## The problem
The listing below must be repeated word for word, with its images excluded.

## Information supplied
[start]

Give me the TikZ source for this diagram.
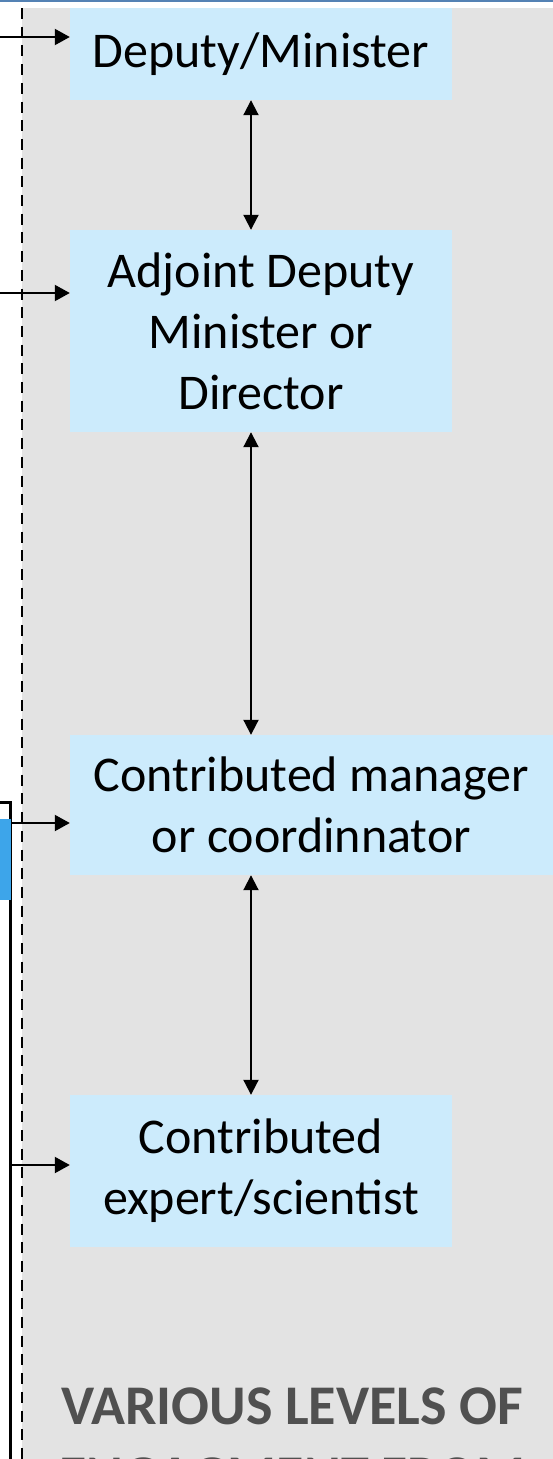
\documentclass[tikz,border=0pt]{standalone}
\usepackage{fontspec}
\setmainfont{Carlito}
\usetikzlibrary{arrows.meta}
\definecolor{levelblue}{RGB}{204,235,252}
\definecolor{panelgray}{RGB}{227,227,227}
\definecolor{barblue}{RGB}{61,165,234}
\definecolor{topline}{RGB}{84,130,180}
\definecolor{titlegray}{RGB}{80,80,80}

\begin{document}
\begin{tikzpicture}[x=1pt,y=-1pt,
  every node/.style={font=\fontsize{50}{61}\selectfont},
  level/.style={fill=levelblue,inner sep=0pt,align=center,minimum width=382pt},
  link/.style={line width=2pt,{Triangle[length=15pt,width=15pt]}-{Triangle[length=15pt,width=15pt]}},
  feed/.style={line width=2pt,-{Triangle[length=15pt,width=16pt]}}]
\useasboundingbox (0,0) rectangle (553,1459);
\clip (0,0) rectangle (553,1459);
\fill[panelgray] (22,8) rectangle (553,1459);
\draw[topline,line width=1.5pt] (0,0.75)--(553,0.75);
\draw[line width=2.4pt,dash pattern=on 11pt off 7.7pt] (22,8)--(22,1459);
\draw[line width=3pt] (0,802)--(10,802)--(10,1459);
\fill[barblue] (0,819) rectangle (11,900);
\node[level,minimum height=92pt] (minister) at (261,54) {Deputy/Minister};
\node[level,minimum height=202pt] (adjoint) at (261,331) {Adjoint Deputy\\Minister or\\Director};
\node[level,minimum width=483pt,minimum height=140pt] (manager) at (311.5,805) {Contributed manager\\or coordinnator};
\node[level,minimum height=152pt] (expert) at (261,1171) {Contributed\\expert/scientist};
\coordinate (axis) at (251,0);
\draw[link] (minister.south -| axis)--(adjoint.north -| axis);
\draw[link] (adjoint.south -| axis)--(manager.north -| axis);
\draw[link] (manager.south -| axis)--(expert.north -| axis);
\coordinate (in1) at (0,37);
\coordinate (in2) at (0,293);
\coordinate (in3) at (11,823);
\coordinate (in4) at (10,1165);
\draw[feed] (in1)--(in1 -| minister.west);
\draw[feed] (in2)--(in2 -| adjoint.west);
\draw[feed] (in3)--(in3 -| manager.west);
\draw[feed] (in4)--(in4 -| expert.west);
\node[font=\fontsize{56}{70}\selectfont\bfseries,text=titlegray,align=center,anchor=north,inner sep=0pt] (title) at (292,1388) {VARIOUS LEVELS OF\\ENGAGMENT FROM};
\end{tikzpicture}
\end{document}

[end]

## Complete response
Give me the TikZ source for this diagram.
\documentclass[tikz,border=0pt]{standalone}
\usepackage{fontspec}
\setmainfont{Carlito}
\usetikzlibrary{arrows.meta}
\definecolor{levelblue}{RGB}{204,235,252}
\definecolor{panelgray}{RGB}{227,227,227}
\definecolor{barblue}{RGB}{61,165,234}
\definecolor{topline}{RGB}{84,130,180}
\definecolor{titlegray}{RGB}{80,80,80}

\begin{document}
\begin{tikzpicture}[x=1pt,y=-1pt,
  every node/.style={font=\fontsize{50}{61}\selectfont},
  level/.style={fill=levelblue,inner sep=0pt,align=center,minimum width=382pt},
  link/.style={line width=2pt,{Triangle[length=15pt,width=15pt]}-{Triangle[length=15pt,width=15pt]}},
  feed/.style={line width=2pt,-{Triangle[length=15pt,width=16pt]}}]
\useasboundingbox (0,0) rectangle (553,1459);
\clip (0,0) rectangle (553,1459);
\fill[panelgray] (22,8) rectangle (553,1459);
\draw[topline,line width=1.5pt] (0,0.75)--(553,0.75);
\draw[line width=2.4pt,dash pattern=on 11pt off 7.7pt] (22,8)--(22,1459);
\draw[line width=3pt] (0,802)--(10,802)--(10,1459);
\fill[barblue] (0,819) rectangle (11,900);
\node[level,minimum height=92pt] (minister) at (261,54) {Deputy/Minister};
\node[level,minimum height=202pt] (adjoint) at (261,331) {Adjoint Deputy\\Minister or\\Director};
\node[level,minimum width=483pt,minimum height=140pt] (manager) at (311.5,805) {Contributed manager\\or coordinnator};
\node[level,minimum height=152pt] (expert) at (261,1171) {Contributed\\expert/scientist};
\coordinate (axis) at (251,0);
\draw[link] (minister.south -| axis)--(adjoint.north -| axis);
\draw[link] (adjoint.south -| axis)--(manager.north -| axis);
\draw[link] (manager.south -| axis)--(expert.north -| axis);
\coordinate (in1) at (0,37);
\coordinate (in2) at (0,293);
\coordinate (in3) at (11,823);
\coordinate (in4) at (10,1165);
\draw[feed] (in1)--(in1 -| minister.west);
\draw[feed] (in2)--(in2 -| adjoint.west);
\draw[feed] (in3)--(in3 -| manager.west);
\draw[feed] (in4)--(in4 -| expert.west);
\node[font=\fontsize{56}{70}\selectfont\bfseries,text=titlegray,align=center,anchor=north,inner sep=0pt] (title) at (292,1388) {VARIOUS LEVELS OF\\ENGAGMENT FROM};
\end{tikzpicture}
\end{document}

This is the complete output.